Vio avanzar el cortejo de los sacerdotes, revestidos con toda la pompa de sus atuendos litúrgicos. Vio al sacrificador avanzar cuchillo en mano hacia el cordero que sujetaba uno de los levitas. Vio cómo ponía sobre él sus manos, cual si tratara de asociar su alma a la del animal, y luego hundir el cuchillo en la garganta del cordero. La sangre corrió y los sacerdotes derramaron la sangre sobre el altar. Era la primera vez en su vida que Jesús veía a un sacerdote. En la sinagoga estaba acostumbrado a una religiosidad más sencilla, ahora pasa a otra más honda y misteriosa. Seguro la experiencia tuvo que ser impactante.

 A sus doce años tenía ya capacidad suficiente para sumir en plenitud este encuentro total con su Padre Dios, y con la vocación que le estaba destinada. Es natural que su alma se sintiera golpeada, que quisiera ver más y más, que intentara enterarse de todo, preguntar, conocer, que tratara de llegar hasta el fondo de aquel mundo misterioso que se había descorrido como una cortina. Su pérdida en el templo no fue una casualidad, ni una aventura. Jesús a los doce años no es el chiquillo que se pierde entre un gentío. Es, por el contrario, el muchacho ávido de encontrar respuestas a las preguntas que arden en su alma. El ambiente del templo se prestaba para esa investigación. En los días de fiesta abundaban los doctores dispuestos a resolver las dudas de todos aquellos que requirieran instrucción religiosa.

Como sólo los dos primeros días y el último eran de plena fiesta, seguramente José y María volvieron a Nazaret al tercer día. Esto explica la insatisfacción del muchacho. ¿Cómo marcharse tan pronto ahora que tantos misterios se habían abierto ante sus ojos? Sus padres seguramente no descubrieron el terremoto espiritual que había producido en el alma de su hijo y prepararon con normalidad el regreso. El mismo hecho de que no se fijaran en la ausencia de Jesús demuestra la total confianza que tenían en él. Seguramente pensaron que iba con el resto de los muchachos que, como todos los niños de la historia, gustaban de correr delante de las caravanas.

Pero al darse cuenta de su ausencia, lo buscan.
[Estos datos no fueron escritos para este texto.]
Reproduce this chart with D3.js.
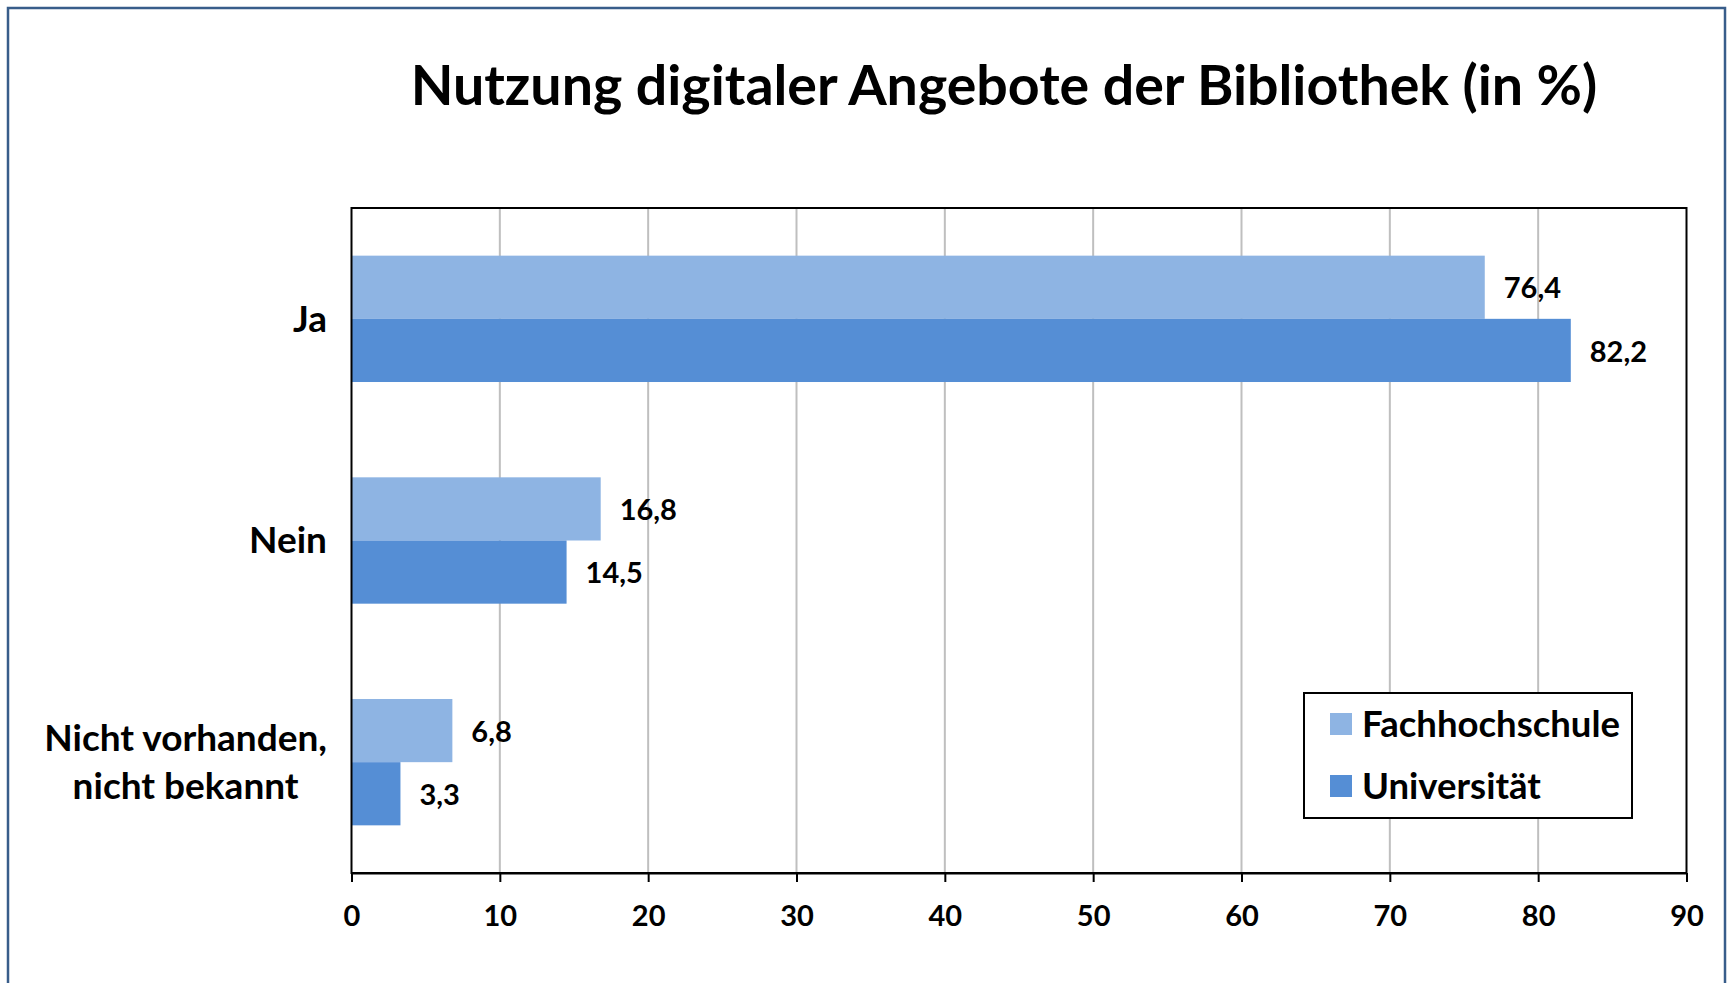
<!DOCTYPE html>
<html>
<head>
<meta charset="utf-8">
<script src="https://cdn.jsdelivr.net/npm/d3@7"></script>
<style>
  body { margin: 0; background: #fff; }
  text { font-family: Lato, "Open Sans", sans-serif; font-weight: bold; fill: #000; }
</style>
</head>
<body>
<svg id="chart" width="1733" height="983"></svg>
<script>
// data
const categories = ["Ja", "Nein", "Nicht vorhanden,\nnicht bekannt"];
const seriesNames = ["Fachhochschule", "Universität"];
const fachhochschule = [76.4, 16.8, 6.8];
const universitaet = [82.2, 14.5, 3.3];
const xTicks = [0, 10, 20, 30, 40, 50, 60, 70, 80, 90];
const seriesColors = ["#8EB4E3", "#558ED5"];
const title = "Nutzung digitaler Angebote der Bibliothek (in %)";

const svg = d3.select("#chart");
const plot = { left: 351.5, right: 1686.5, top: 208, bottom: 873 };

// outer chart frame (bottom edge runs off the picture)
svg.append("rect")
  .attr("x", 8).attr("y", 8)
  .attr("width", 1717).attr("height", 1000)
  .attr("fill", "#fff")
  .attr("stroke", "#385D8A")
  .attr("stroke-width", 2.5);

svg.append("text")
  .attr("x", 1004).attr("y", 105)
  .attr("text-anchor", "middle")
  .style("font-size", "55.5px")
  .text(title);

const x = d3.scaleLinear().domain([0, 90]).range([plot.left, plot.right]);
const y = d3.scaleBand().domain(categories)
  .range([plot.top, plot.bottom])
  .paddingInner(0.43).paddingOuter(0.215);
const ySub = d3.scaleBand().domain(seriesNames).range([0, y.bandwidth()]);

const rows = categories.map((c, i) => ({
  cat: c,
  vals: [
    { name: seriesNames[0], v: fachhochschule[i] },
    { name: seriesNames[1], v: universitaet[i] }
  ]
}));
const color = d3.scaleOrdinal().domain(seriesNames).range(seriesColors);
const fmt = v => d3.format(".1f")(v).replace(".", ",");

// gridlines
svg.append("g")
  .selectAll("line")
  .data(xTicks.slice(1, -1))
  .join("line")
  .attr("x1", d => x(d)).attr("x2", d => x(d))
  .attr("y1", plot.top).attr("y2", plot.bottom)
  .attr("stroke", "#BFBFBF")
  .attr("stroke-width", 2);

// bars
const groups = svg.append("g")
  .selectAll("g")
  .data(rows)
  .join("g")
  .attr("transform", d => `translate(0,${y(d.cat)})`);

groups.selectAll("rect")
  .data(d => d.vals)
  .join("rect")
  .attr("x", x(0))
  .attr("y", d => ySub(d.name))
  .attr("width", d => x(d.v) - x(0))
  .attr("height", ySub.bandwidth())
  .attr("fill", d => color(d.name));

groups.selectAll("text")
  .data(d => d.vals)
  .join("text")
  .attr("x", d => x(d.v) + 19)
  .attr("y", d => ySub(d.name) + ySub.bandwidth() / 2 + 1)
  .attr("dy", "0.35em")
  .style("font-size", "29px")
  .text(d => fmt(d.v));

// plot frame
svg.append("rect")
  .attr("x", plot.left).attr("y", plot.top)
  .attr("width", plot.right - plot.left)
  .attr("height", plot.bottom - plot.top)
  .attr("fill", "none")
  .attr("stroke", "#000")
  .attr("stroke-width", 2);

// x axis
const xAxis = svg.append("g")
  .attr("transform", `translate(0,${plot.bottom})`)
  .call(d3.axisBottom(x).tickValues(xTicks).tickSize(9).tickPadding(23).tickSizeOuter(0));
xAxis.select(".domain").attr("stroke", "#000").attr("stroke-width", 2);
xAxis.selectAll(".tick line").attr("stroke", "#000").attr("stroke-width", 2);
xAxis.selectAll(".tick text")
  .style("font-size", "29px")
  .style("font-family", "Lato, sans-serif")
  .attr("fill", "#000");

// category labels, right aligned; multi-line ones centred on their widest line
const labelRight = 327;
svg.append("g")
  .selectAll("text")
  .data(categories)
  .join("text")
  .style("font-size", "37px")
  .each(function(d) {
    const t = d3.select(this);
    const lines = d.split("\n");
    const cy = y(d) + y.bandwidth() / 2;
    const lh = 47.5;
    lines.forEach((ln, i) => {
      t.append("tspan")
        .attr("y", cy + (i - (lines.length - 1) / 2) * lh)
        .attr("dy", "0.35em")
        .text(ln);
    });
    const widths = [];
    t.selectAll("tspan").each(function() { widths.push(this.getComputedTextLength()); });
    const maxW = d3.max(widths);
    t.attr("text-anchor", "middle");
    t.selectAll("tspan").attr("x", labelRight - maxW / 2);
  });

// legend
const legend = svg.append("g").attr("transform", "translate(1304,693)");
legend.append("rect")
  .attr("width", 328).attr("height", 125)
  .attr("fill", "#fff")
  .attr("stroke", "#000")
  .attr("stroke-width", 2);
const li = legend.selectAll("g")
  .data(seriesNames)
  .join("g")
  .attr("transform", (d, i) => `translate(26,${31 + i * 62})`);
li.append("rect")
  .attr("x", 0).attr("y", -11)
  .attr("width", 22).attr("height", 22)
  .attr("fill", d => color(d));
li.append("text")
  .attr("x", 32)
  .attr("dy", "0.35em")
  .style("font-size", "36.5px")
  .text(d => d);
</script>
</body>
</html>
Al tercer día, le encuentran sentado entre los doctores, no enseñándoles, como comúnmente lo imaginamos, sino escuchando y haciendo preguntas. Verle ahí fue para sus padres una gran alegría, y al mismo tiempo un gran desconcierto: si estaba ahí, no es porque se hubiera perdido, es que se había quedado voluntariamente, que había abandonado a sus padres, más que haberlos perdido. Por eso las palabras de María tienen más de queja que de pregunta. No entiende la conducta de su hijo. Es lo que menos puede esperarse de él. Ha sido tan obediente y respetuoso.
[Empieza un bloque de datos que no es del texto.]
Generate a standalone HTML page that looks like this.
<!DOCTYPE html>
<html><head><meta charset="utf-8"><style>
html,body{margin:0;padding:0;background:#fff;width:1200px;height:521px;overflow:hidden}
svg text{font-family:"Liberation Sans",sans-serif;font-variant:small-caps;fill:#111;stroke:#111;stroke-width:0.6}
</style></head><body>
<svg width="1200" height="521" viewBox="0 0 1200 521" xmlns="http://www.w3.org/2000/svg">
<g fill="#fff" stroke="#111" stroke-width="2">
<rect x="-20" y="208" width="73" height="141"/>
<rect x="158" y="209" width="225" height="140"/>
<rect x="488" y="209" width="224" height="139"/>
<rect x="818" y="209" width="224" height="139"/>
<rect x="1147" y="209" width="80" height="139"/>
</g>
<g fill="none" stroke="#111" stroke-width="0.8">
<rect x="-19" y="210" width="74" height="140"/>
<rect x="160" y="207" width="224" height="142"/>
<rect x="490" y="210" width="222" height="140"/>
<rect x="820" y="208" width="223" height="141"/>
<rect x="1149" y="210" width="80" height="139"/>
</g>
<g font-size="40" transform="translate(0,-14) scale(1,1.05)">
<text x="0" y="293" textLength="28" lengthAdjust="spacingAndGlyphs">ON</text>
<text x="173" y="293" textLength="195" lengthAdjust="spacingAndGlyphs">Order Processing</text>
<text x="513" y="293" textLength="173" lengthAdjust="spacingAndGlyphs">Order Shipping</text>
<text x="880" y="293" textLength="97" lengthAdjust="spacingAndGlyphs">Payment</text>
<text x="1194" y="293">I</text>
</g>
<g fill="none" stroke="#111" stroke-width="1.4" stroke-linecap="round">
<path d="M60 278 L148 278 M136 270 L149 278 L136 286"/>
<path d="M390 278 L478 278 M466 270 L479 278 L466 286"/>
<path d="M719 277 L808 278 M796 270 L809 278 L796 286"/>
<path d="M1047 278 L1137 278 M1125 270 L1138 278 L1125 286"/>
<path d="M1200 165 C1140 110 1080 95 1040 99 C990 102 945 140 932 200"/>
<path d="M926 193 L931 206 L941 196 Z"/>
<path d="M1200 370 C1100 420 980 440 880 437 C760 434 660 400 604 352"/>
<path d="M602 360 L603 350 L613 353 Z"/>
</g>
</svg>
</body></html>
Las primeras palabras que conocemos de Jesús son tan desconcertantes: ¿Por qué me buscabais? ¿Quiere decir que no debieron buscarlo, o simplemente dice que no debieron buscarlo siendo tan claro dónde tenía que estar? No lo sabemos. La siguiente frase es más desconcertante, María le ha dicho: “tu padre y yo te hemos buscado”. Y Él responde aludiendo a una paternidad superior. Cierto es que sus padres sabían que él tenía una paternidad más alta, cierto que sabían que su hijo tenía una vocación que les desbordaba a ellos y a cualquier hombre.

María y José no entendían lo que les decía. Ellos conocían el misterio que había rodeado el nacimiento de su hijo. Sabían que, si nadie es propiedad de sus padres, éste lo sería menos que ninguno. Pero en tantos años de silencio habían llegado a olvidarlo.

Por un momento debieron pensar que había llegado la hora, que el niño se quedaría en el templo para siempre, y por eso les extrañó que, después de esas palabras, hiciera ademán de regresar con ellos. Tampoco comprendían esto, pero ya estaban acostumbrados a vivir en la fe y de la fe. Ahora María y José sabían que el otro Padre de quien su hijo hablaba era el único que debía conducir la partida de aquella enorme vida. Les pareció que Jesús creció de repente, y se sintieron envueltos en aquel viento que arrastraba a su hijo hacia playas maravillosas a la vez que terribles.

He decidido compartir este fragmento del libro “Vida y Misterio de Jesús de Nazaret” del P. José Luis Martín Descalzo porque me parece muy ilustrativo el relato que hace de la “Vocación” de Jesús. Cómo Jesús sabe descubrir a través de los acontecimientos que marcan su existencia la vocación que Dios, su Padre le ha preparado. Y, también es apasionante ver las renuncias que tiene que hacer para responder generosamente a su Padre. Dejar a su familia, a quien tanto ama; “desobedecer” a sus padres, pero sólo por responder fielmente a su Padre; renunciar a sus posibles planes, a la vid que quizá había soñado, para lanzarse a vivir la aventura de vocación.

Espero este relato te anime, te motive a seguir la vocación que el Señor haya preparado para ti. El mismo Jesús ya nos mostró el camino, ¡Sigámoslo!